Melbourne, get ready. The top end of the property market is about to explode and it’s all thanks to developers like Tim Gurner. Gurner’s glamorous projects, where penthouses sell for circa $30 million, are specifically aimed at the uber-wealthy or that modern-day acronym HNWI (high-net-worth individuals).
But don’t assume they are all international high rollers from Casino Royale. Since October last year, Gurner has sold 500 apartments worth $700 million and all have sold to local buyers. “We’re fully local and when I say local, I’m talking within a kilometre of the location of the site,” he says. “At Saint Moritz [in St Kilda] there’s not a single foreign purchaser in there. They’re all from Port Melbourne, Toorak, Brighton and East Melbourne, and in Collingwood [Victoria & Vine] all our high-end buyers there are moving from South Yarra through to the northern suburbs. We made a decision in the business five years ago that we wanted to create products that were very accepted in the local market.”
Sales to international buyers with deep pockets have risen in Australia’s property market over the past 15 years. A peak for offshore Chinese buyers, in particular, was in 2014-15 when their investment doubled, driven by steep wealth growth and a weak yuan. Melbourne’s booming real estate market made it a prime spot to park wealth for capital gain. In that period, China leapt ahead of the US for the first time as Australia’s number one foreign investor, and the dominance continued. Offshore appetite – from all corners of the globe – was surging, but times have changed. “You can go and set up a seminar in Shanghai or Beijing and sell 50 apartments in a weekend, so it’s probably an easier process,” Gurner says. “But we didn’t want to rely on overseas sales. We like our buyers to have seen our display suite, have met me, met our team, know the location and understand our product well.”

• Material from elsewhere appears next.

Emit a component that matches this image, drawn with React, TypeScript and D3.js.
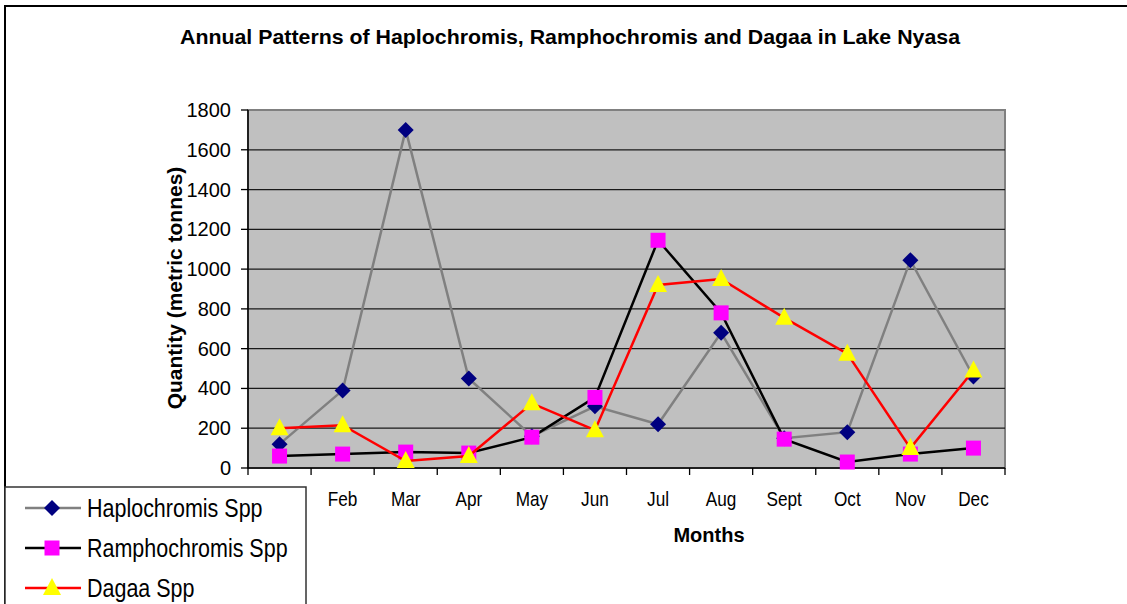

Another misconception, Gurner says, is that cashed-up downsizers make up a large portion of his customers. The real demand is from soon-to-be empty-nesters. “The biggest buyer isn’t the downsizer who is 60 to 70 years old, it’s the buyer in their early 50s who might have three kids,” he explains. “One’s 21 and left home, another’s 18 and about to leave home and the other’s 16 and two years off leaving. “They’re looking two to three years ahead saying, ‘We don’t want the big backyard any more, we want the three-bed, three-bath, guest room’ because it’s the perfect transition.